Tagetes lucida
The Huichol (Wixárica) call Tagetes lucida (Mexican Marigold), a plant native to the Americas, Tamutsáli and Yahutli. Its brightly-colored flowers are used in religious ceremonies on home altars as incense and decorative folk art associated with the Day of the Dead throughout Mexico and have a pre-Columbian origin. Siegel, Collings and Diaz document how the Huichol mix Tagetes lucida with tobacco (Nicotiana rustica), which they call Yé: “In ceremonial uses, the Huichol smoking of the yé/tumutsáli mixture is frequently accompanied by ingestion of peyote, tesquino or nawa (fermented maize drink) cái or sotól (cactus distillate), and tepe (another alcoholic beverage). Such combinations inevitably produce extremely vivid hallucinations, but less intense visions are obtainable with the smoking mixture alone.”

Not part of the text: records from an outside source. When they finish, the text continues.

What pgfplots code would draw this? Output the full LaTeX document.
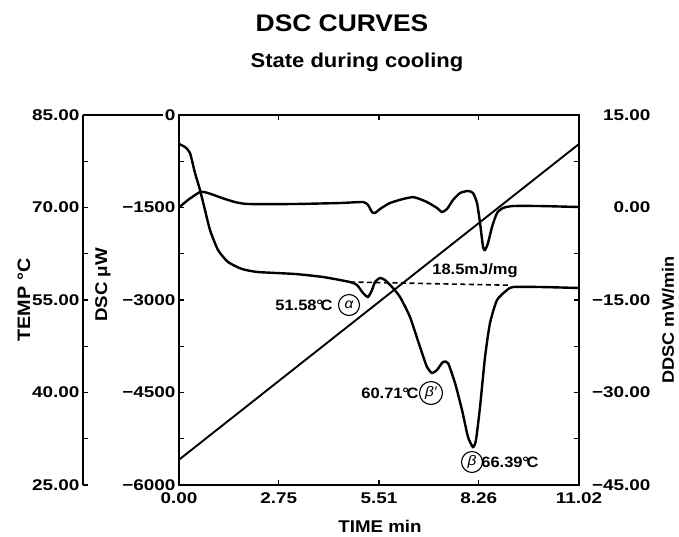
\documentclass[border=0pt]{standalone}
\usepackage{fontspec}
\setmainfont{Liberation Sans}[FakeStretch=1.1]
\newfontfamily\widefont{Liberation Sans}[FakeStretch=1.22]
\usepackage{pgfplots}
\usepackage{pgfplotstable}
\pgfplotsset{compat=1.18}

\pgfplotstableread{
t dsc
0 -470
0.165 -519
0.303 -616
0.441 -941
0.579 -1216
0.716 -1541
0.854 -1865
1.074 -2189
1.350 -2384
1.736 -2497
2.176 -2546
3.196 -2578
3.967 -2627
4.711 -2708
4.904 -2757
5.069 -2886
5.207 -2951
5.317 -2838
5.400 -2708
5.538 -2643
5.675 -2676
5.868 -2789
6.089 -2951
6.364 -3276
6.640 -3762
6.832 -4086
6.970 -4184
7.108 -4135
7.273 -4005
7.411 -4022
7.604 -4346
7.797 -4784
7.962 -5222
8.100 -5384
8.182 -5270
8.293 -4735
8.431 -3924
8.568 -3373
8.761 -3000
9.037 -2838
9.202 -2789
9.945 -2789
11.02 -2805
}\dscdata

\pgfplotstableread{
t ddsc
0 0.0
0.248 1.22
0.579 2.51
0.799 2.35
1.185 1.54
1.543 0.89
1.901 0.57
3.196 0.57
4.436 0.73
5.069 0.89
5.207 0.41
5.317 -0.73
5.400 -0.89
5.538 -0.24
5.813 0.73
6.171 1.38
6.447 1.70
6.557 1.54
6.832 0.89
7.108 -0.08
7.246 -0.73
7.383 -0.24
7.549 1.22
7.742 2.35
7.962 2.68
8.100 2.35
8.210 0.73
8.293 -2.51
8.376 -6.40
8.431 -6.89
8.513 -5.76
8.623 -3.16
8.761 -0.89
8.926 -0.08
9.202 0.24
9.945 0.24
11.02 0.08
}\ddscdata

\pgfplotstableread{
t temp
0 29.1
11.02 80.3
}\tempdata

\newcommand{\tickfont}{\fontsize{15.5}{15.5}\widefont\bfseries\selectfont}
\newcommand{\annfont}{\fontsize{15}{15}\bfseries\selectfont}
\newcommand{\degC}{\kern-0.3pt°\kern-2.2pt C}
\pgfplotsset{
  base/.style={scale only axis, height=370pt, anchor=south west,
    tick align=inside, major tick length=5pt, minor tick length=5pt,
    tick style={line width=1.1pt, black},
    axis line style={line width=1.5pt},
    tick label style={font=\tickfont}},
  mainbox/.style={base, width=400pt, xmin=0, xmax=11.02, at={(179pt,-485pt)}},
}

\begin{document}
\begin{tikzpicture}
\useasboundingbox (0pt,0pt) rectangle (679pt,-536pt);

% TEMP axis (outer left)
\begin{axis}[base, width=496pt, at={(83pt,-485pt)},
  xmin=-2.6448, xmax=11.02, ymin=25, ymax=85,
  axis x line=none, axis y line*=left,
  ytick={25,40,55,70,85}, yticklabels={25.00,40.00,55.00,70.00,85.00},
  minor y tick num=1]
  \addplot[line width=1.9pt, black] table[x=t, y=temp] {\tempdata};
\end{axis}

% DSC main axis
\begin{axis}[mainbox, ymin=-6000, ymax=0,
  xtick={0,2.75,5.51,8.26,11.02}, xticklabels={0.00,2.75,5.51,8.26,11.02},
  minor x tick num=4, xtick pos=both, xticklabel pos=bottom,
  xticklabel style={yshift=-4pt},
  ytick={-6000,-4500,-3000,-1500,0},
  yticklabels={−6000,−4500,−3000,−1500,0},
  minor y tick num=1, ytick pos=left]
  \addplot[line width=2.4pt, black, smooth, tension=0.35] table[x=t, y=dsc] {\dscdata};
  \addplot[line width=1.6pt, black, dash pattern=on 5pt off 3.5pt] coordinates {(4.711,-2708) (9.10,-2760)};
\end{axis}

% DDSC axis (right)
\begin{axis}[mainbox, ymin=-45, ymax=15,
  axis x line=none, axis y line*=right,
  ytick={-45,-30,-15,0,15},
  yticklabels={−45.00,−30.00,−15.00,0.00,15.00},
  minor y tick num=1,
  yticklabel style={anchor=east, xshift=75pt}]
  \addplot[line width=2.4pt, black, smooth, tension=0.35] table[x=t, y=ddsc] {\ddscdata};
\end{axis}

\draw[line width=1.5pt] (83pt,-115pt) -- (163pt,-115pt);

% titles and labels
\node[font=\fontsize{24}{24}\bfseries\selectfont] at (342pt,-23pt) {DSC CURVES};
\node[font=\fontsize{20}{20}\bfseries\selectfont] at (357pt,-62pt) {State during cooling};
\node[font=\fontsize{18}{18}\bfseries\selectfont, rotate=90] at (24pt,-300pt) {TEMP °C};
\node[font=\fontsize{17}{17}\bfseries\selectfont, rotate=90] at (103pt,-285pt) {DSC μW};
\node[font=\fontsize{17}{17}\bfseries\selectfont] at (380pt,-526pt) {TIME min};
\node[font=\fontsize{16.5}{16.5}\bfseries\selectfont, rotate=90] at (668pt,-320pt) {DDSC mW/min};

% annotations
\node[font=\annfont] at (304pt,-305pt) {51.58\degC};
\node[draw, circle, line width=1.1pt, minimum size=21pt, inner sep=0pt, font=\fontsize{14}{14}\itshape\selectfont] at (349pt,-305pt) {α};
\node[font=\annfont] at (475pt,-271pt) {18.5mJ/mg};
\node[font=\annfont] at (390pt,-393pt) {60.71\degC};
\node[draw, circle, line width=1.1pt, minimum size=23pt, inner sep=0pt, font=\fontsize{14}{14}\itshape\selectfont] at (431pt,-393pt) {β′};
\node[draw, circle, line width=1.1pt, minimum size=21pt, inner sep=0pt, font=\fontsize{14}{14}\itshape\selectfont] at (472pt,-462pt) {β};
\node[font=\annfont] at (510pt,-462pt) {66.39\degC};
\end{tikzpicture}
\end{document}
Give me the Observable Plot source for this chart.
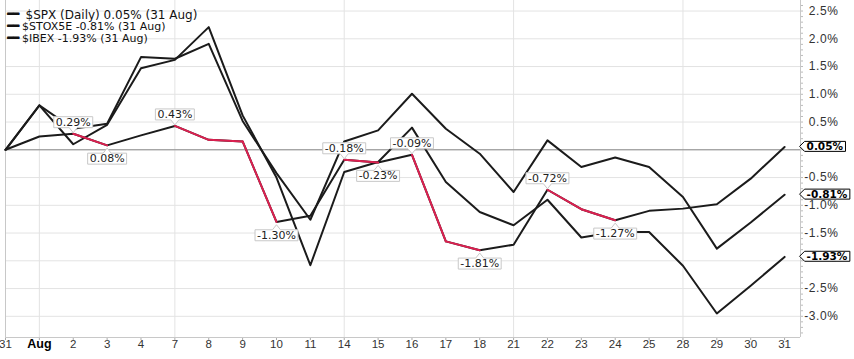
<!DOCTYPE html>
<html><head><meta charset="utf-8">
<script src="https://cdn.jsdelivr.net/npm/d3@7"></script>
<script src="https://cdn.jsdelivr.net/npm/@observablehq/plot@0.6"></script>
<style>
body{margin:0;background:#fff;}
#chart svg{display:block;}
[aria-label="y-axis tick label"] text{letter-spacing:0.6px;}
</style></head><body><div id="chart"></div>
<script>
// ---- data ----
const days = ["31","Aug","2","3","4","7","8","9","10","11","14","15","16","17","18","21","22","23","24","25","28","29","30","31"];
const spx  = [0, 0.24, 0.29, 0.08, 0.26, 0.43, 0.18, 0.15, -1.30, -1.19, -0.18, -0.23, -0.09, -1.65, -1.81, -1.71, -0.72, -1.07, -1.27, -1.10, -1.06, -0.98, -0.52, 0.05];
const stox = [0, 0.80, 0.38, 0.47, 1.67, 1.64, 1.91, 0.52, -0.42, -1.26, 0.15, 0.35, 1.01, 0.38, -0.07, -0.76, 0.17, -0.31, -0.14, -0.31, -0.85, -1.78, -1.31, -0.81];
const ibex = [0, 0.80, 0.10, 0.45, 1.47, 1.62, 2.21, 0.62, -0.50, -2.08, -0.40, -0.22, 0.40, -0.58, -1.12, -1.36, -0.90, -1.58, -1.48, -1.48, -2.09, -2.95, -2.45, -1.93];
const seriesNames = ["$SPX (Daily)", "$STOX5E", "$IBEX"];
const asOf = "31 Aug";
const yTicks = [-3, -2.5, -2, -1.5, -1, -0.5, 0, 0.5, 1, 1.5, 2, 2.5];
const gridDays = ["Aug", "7", "14", "21", "28"];

// ---- derived tables ----
const idx = days.map((d, i) => i);
const rows = vals => vals.map((v, i) => ({i, v}));
const spxRows = rows(spx);
const decl = i => i >= 0 && i < spx.length - 1 && spx[i + 1] < spx[i];
const redSegs = idx.filter(decl).map(i => ({i1: i, v1: spx[i], i2: i + 1, v2: spx[i + 1]}));
const above = spxRows.filter(d => decl(d.i) && !decl(d.i - 1));
const below = spxRows.filter(d => decl(d.i - 1) && !decl(d.i));
const minorTicks = d3.range(-33, 27).map(k => k / 10);
const gridIdx = gridDays.map(d => days.indexOf(d));
const ends = [spx, stox, ibex].map(s => s[s.length - 1]);
const legendText = seriesNames.map((n, k) => `${n} ${ends[k].toFixed(2)}% (${asOf})`);
const endRows = ends.map(v => ({i: days.length - 1, v}));
const pct = d => d.v.toFixed(2) + "%";
// tick labels hidden behind the end-value boxes in the reference
const coveredTicks = [0, -2];
const yLabel = d => coveredTicks.includes(d) ? "" : d.toFixed(1) + "%";

const xMax = 23.47, yMin = -3.382, yMax = 2.69;
const ink = "#1b1b1b", red = "#dc2050", grid = "#e3e3e3";
const rowY = k => 9.5 + 12 * k;

const svg = Plot.plot({
  width: 854, height: 359,
  marginLeft: 5, marginRight: 54, marginTop: 0, marginBottom: 22,
  x: {type: "linear", domain: [0, xMax], axis: null},
  y: {domain: [yMin, yMax], axis: null},
  style: {fontFamily: "DejaVu Sans", fontSize: "11px", background: "white"},
  marks: [
    Plot.gridY(yTicks, {stroke: grid, strokeOpacity: 1}),
    Plot.gridX(gridIdx, {stroke: grid, strokeOpacity: 1}),
    Plot.axisY(minorTicks, {anchor: "right", tickSize: 2, tickFormat: () => "", stroke: "#bbb"}),
    Plot.axisY(yTicks, {anchor: "right", tickSize: 4, tickPadding: 3, tickFormat: yLabel,
      textAnchor: "end", dx: 31, stroke: "#aaa", fill: "#333", fontFamily: "Liberation Sans", fontSize: 12}),
    Plot.axisX(idx, {tickSize: 3, tickFormat: () => "", stroke: "#aaa"}),
    Plot.ruleX([0, xMax], {stroke: "#c8c8c8"}),
    Plot.ruleY([yMin], {stroke: "#c8c8c8"}),
    Plot.ruleY([0], {stroke: "#8a8a8a"}),
    Plot.line(rows(stox), {x: "i", y: "v", stroke: ink, strokeWidth: 2}),
    Plot.line(rows(ibex), {x: "i", y: "v", stroke: ink, strokeWidth: 2}),
    Plot.line(spxRows, {x: "i", y: "v", stroke: ink, strokeWidth: 2}),
    Plot.link(redSegs, {x1: "i1", y1: "v1", x2: "i2", y2: "v2", stroke: red, strokeWidth: 2, strokeLinecap: "round"}),
    // text marks (order matters for the post-processing below)
    Plot.text(idx.filter(i => days[i] !== "Aug"), {x: d => d, text: d => days[d], frameAnchor: "bottom", dy: 10,
      fill: "#333", fontFamily: "Liberation Sans", fontSize: 11.5}),
    Plot.text(idx.filter(i => days[i] === "Aug"), {x: d => d, text: d => days[d], frameAnchor: "bottom", dy: 10,
      fill: "#000", fontFamily: "Liberation Sans", fontSize: 12.5, fontWeight: "bold"}),
    ...legendText.map((t, k) => Plot.text(["\u2501\u2501"], {text: d => d, frameAnchor: "top-left", textAnchor: "start",
      dx: 2, dy: rowY(k), fontSize: 9.5, fill: "#111", stroke: "#111", strokeWidth: 0.9})),
    ...legendText.map((t, k) => Plot.text([t], {text: d => d, frameAnchor: "top-left", textAnchor: "start",
      dx: k === 0 ? 20 : 16.5, dy: rowY(k), fontSize: k === 0 ? 12 : 11, fill: "#111"})),
    Plot.text(above, {x: "i", y: "v", text: pct, lineAnchor: "bottom", dy: -8, fill: "#222", fontSize: 11}),
    Plot.text(below, {x: "i", y: "v", text: pct, lineAnchor: "top", dy: 9, fill: "#222", fontSize: 11}),
    Plot.text(endRows, {x: "i", y: "v", text: pct, textAnchor: "start", dx: 22, fontWeight: "bold", fontSize: 10.5, fill: "#000"})
  ]
});
document.getElementById("chart").append(svg);

// ---- label boxes drawn around the rendered text ----
const NS = "http://www.w3.org/2000/svg";
const groups = svg.querySelectorAll('g[aria-label="text"]');
function addBoxes(g, kind) {
  if (!g) return;
  for (const t of Array.from(g.querySelectorAll("text"))) {
    const b = t.getBBox();
    const x0 = b.x - 2, x1 = b.x + b.width + 2, y0 = b.y + 1, y1 = b.y + b.height - 1;
    const cx = b.x + b.width / 2, cy = (y0 + y1) / 2;
    let d, stroke = "#c8c8c8";
    if (kind === "above") d = `M${x0},${y0}H${x1}V${y1}H${cx + 4}L${cx},${y1 + 5}L${cx - 4},${y1}H${x0}Z`;
    else if (kind === "below") d = `M${x0},${y0}H${cx - 4}L${cx},${y0 - 5}L${cx + 4},${y0}H${x1}V${y1}H${x0}Z`;
    else { d = `M${b.x - 7},${cy}L${b.x - 2},${y0}H${x1}V${y1}H${b.x - 2}Z`; stroke = "#000"; }
    const p = document.createElementNS(NS, "path");
    p.setAttribute("d", d);
    p.setAttribute("fill", "white");
    p.setAttribute("stroke", stroke);
    p.setAttribute("stroke-width", "1");
    const tr = t.getAttribute("transform");
    if (tr) p.setAttribute("transform", tr);
    g.insertBefore(p, t);
  }
}
const n = groups.length;
addBoxes(groups[n - 3], "above");
addBoxes(groups[n - 2], "below");
addBoxes(groups[n - 1], "end");
</script></body></html>
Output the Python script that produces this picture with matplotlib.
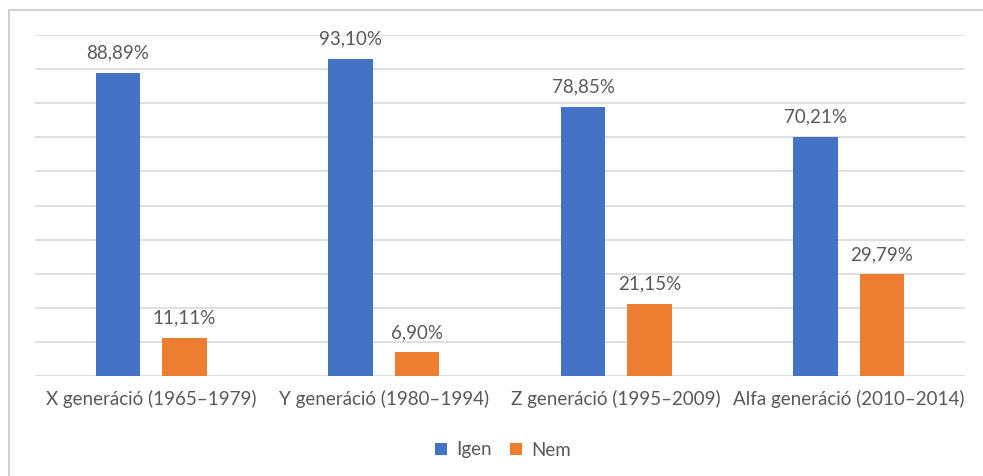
import matplotlib
matplotlib.use("Agg")
import matplotlib.pyplot as plt
from matplotlib.patches import Rectangle
import numpy as np

categories = ["X generáció (1965–1979)", "Y generáció (1980–1994)",
              "Z generáció (1995–2009)", "Alfa generáció (2010–2014)"]
igen = [88.89, 93.10, 78.85, 70.21]
nem = [11.11, 6.90, 21.15, 29.79]
series_names = ["Igen", "Nem"]
colors = ["#4472C4", "#ED7D31"]

plt.rcParams['font.family'] = ['Lato', 'DejaVu Sans']
W, H = 983, 476
fig = plt.figure(figsize=(W/100, H/100), dpi=100)
ax = fig.add_axes([35/W, 1-376/H, 930/W, (376-35)/H])

x = np.arange(len(categories))
bw = 0.19
off = 0.143
fs = 13.5
for vals, o, c, name in [(igen, -off, colors[0], series_names[0]), (nem, off, colors[1], series_names[1])]:
    bars = ax.bar(x + o, vals, width=bw, color=c, label=name, zorder=3)
    for b, v in zip(bars, vals):
        ax.text(b.get_x() + b.get_width()/2, v + 3.3, f"{v:.2f}%".replace('.', ','),
                ha='center', va='bottom', fontsize=fs, color='#595959')

ax.set_xlim(-0.5, len(categories) - 0.5)
ax.set_ylim(0, 100)
ax.set_yticks(np.arange(0, 101, 10))
ax.yaxis.grid(True, color='#d9d9d9', linewidth=1.2, zorder=0)
ax.tick_params(axis='y', left=False, labelleft=False)
ax.tick_params(axis='x', length=0, pad=10, labelsize=fs, labelcolor='#595959')
ax.set_xticks(x)
ax.set_xticklabels(categories)
for s in ax.spines.values():
    s.set_visible(False)

leg = fig.legend(loc='center', bbox_to_anchor=(503/W, 1-450/H), ncol=2, frameon=False,
                 fontsize=fs, handlelength=0.6, handleheight=0.6, columnspacing=1.0, handletextpad=0.5)
for t in leg.get_texts():
    t.set_color('#595959')

fig.patches.append(Rectangle((9/W, -0.1), 1.2, 1 - 10/H + 0.1, transform=fig.transFigure,
                             fill=False, edgecolor='#d0d0d0', linewidth=1.5))
fig.savefig("out.png", dpi=100)
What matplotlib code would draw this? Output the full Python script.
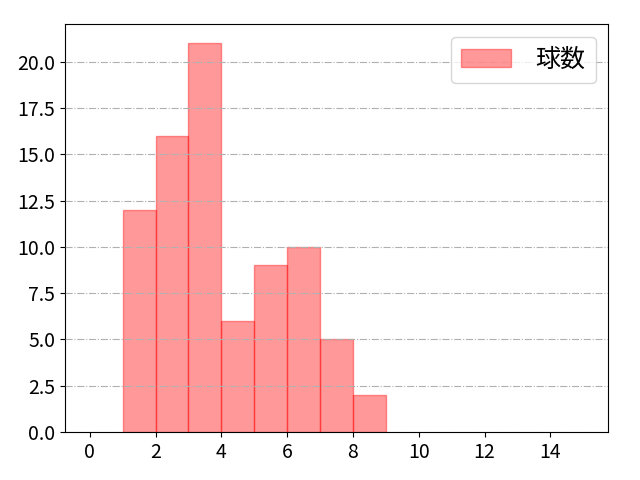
import matplotlib
matplotlib.use("Agg")
import matplotlib.pyplot as plt

plt.rcParams['font.family'] = ['Noto Sans CJK JP', 'DejaVu Sans']

# 球数ヒストグラム（区間の左端と件数）
bin_left = [1, 2, 3, 4, 5, 6, 7, 8]
counts = [12, 16, 21, 6, 9, 10, 5, 2]
label = "球数"
yticks = [0, 2.5, 5, 7.5, 10, 12.5, 15, 17.5, 20]

fig = plt.figure(figsize=(6.4, 4.8), dpi=100)
ax = fig.add_axes([0.1016, 0.1, 0.8484, 0.85])

ax.bar(bin_left, counts, width=1, align='edge', color='#ff0000', alpha=0.4,
       edgecolor='#ff0000', linewidth=1, label=label, zorder=1)

ax.set_xlim(-0.75, 15.75)
ax.set_ylim(0, 22.05)
ax.set_xticks(range(0, 15, 2))
ax.set_yticks(yticks)
ax.set_yticklabels([f"{v:.1f}" for v in yticks])
ax.tick_params(labelsize=14)
ax.set_axisbelow(False)
ax.yaxis.grid(True, linestyle='-.', color='#b0b0b0', linewidth=0.8, zorder=3)

ax.legend(loc='upper right', fontsize=18, handletextpad=1.0)

fig.savefig("out.png", dpi=100)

In a fascinating article by a team of researchers led by Laura White Olascoaga, T. lucida (which they call pericón) is considered a link that joins the present with a pre-Hispanic past in that Yauhtli was strongly connected to the gods of rain and vegetation and was a symbolic offering as part of this vision of the cosmos. After the Conquest, with the advent of Christianity, T. lucida was associated with San Miguel, who was considered the divine protector of harvests, having power over lightning and storms. This belief persists in rural Central Mexico through the use of four bunches of T. lucida flowers tied together in the form of a cross and placed over the doorways of farmers’ homes and work places.
Medicinally, the fresh herbage is used to treat abdominal pain, to promote lactation, and to alleviate rheumatism. New research has shown that extractions from T. lucida can be used on a large scale as a natural insecticide to protect crops from infestation.
María Eva González-Trujano and a group of Mexican scientists published a study in which “preliminary data provide evidence and give support to the properties attributed to T. lucida in the traditional medicine to alleviate pain.” The authors highlight this plant’s ancient uses among the Nahuatl ethnicity and affirm that T. lucida “was and remains one of the most sacred plants used frequently in Mexico.” In their conclusion, they affirm that extracts of T. lucida “did not produce gastric damage at antinociceptive doses,” which is considered “the most common adverse effect of analgesic anti-inflammatory drugs” used in pain therapy. This, therefore, makes T. lucida a more appropriate candidate for use in treating gastrointestinal diseases.
Another team of researchers from Mexico headed by González-Trujano and G. Pérez-Ortega, investigated the ethnobotany, phytochemistry and pharmacology of the tranquilizing properties of Tagetes lucida. The project was undertaken in Mexico’s Morelos State (which was formerly inhabited by Olmecs, Tlahuicas and Xochimilcas) in recognition of this area’s longstanding and “large biocultural heritage that is reflected in the traditional knowledge of the use and management of plants.” The research methodology included interviewing eight traditional healers (five women and three men) as well as twenty-five merchants of medicinal plants (seventeen women, eight men) about how they are accustomed to treat anxiety. As a result of these conversations, the scientists discovered that T. lucida “was not the most important species for treating ailments of the nervous system, but it was well-known for these properties.” In the markets, T. lucida was not sold alone, but rather in preparations that were mixtures of “other well-known anxiolytic plants, such as Ternstroemia sylvatica, or T. pringlei, Citrus sinensis, Passiflora incarnata or Agastache mexicana.” In addition, the scientists prepared extracts of T. lucida to examine the plant´s sedative-like effects on laboratory mice, which did show “a significant but non-dependent decrease in the ambulatory and exploratory activities,” which they attributed to the coumarins contained in this plant species used traditionally in Mexican ethnomedicine as a tranquilizer.
Scientists from Texas and Mexico led by Julianna Kurpis studied the projected effects of anthropogenic climate change on Tagetes lucida in the coming decades and concluded that the habitat of this plant, “a native medicinal plant of important cultural and economic value in Mexico,” will become increasingly restricted and fragmented in scenarios modeled for 2050 and 2070. They also maintain that “current suitable habitat is threatened by agriculture, deforestation, and overgrazing.” The researchers highlight the importance of studying all these factors so that this information can “be used to help establish sound conservation plans, non-existent to date, for the species.” Certainly, this is undeniably prudent ecological advice that might well be applied to a wide range of other plant species, including, of course, those that pertain to the Microcosms electronic herbarium.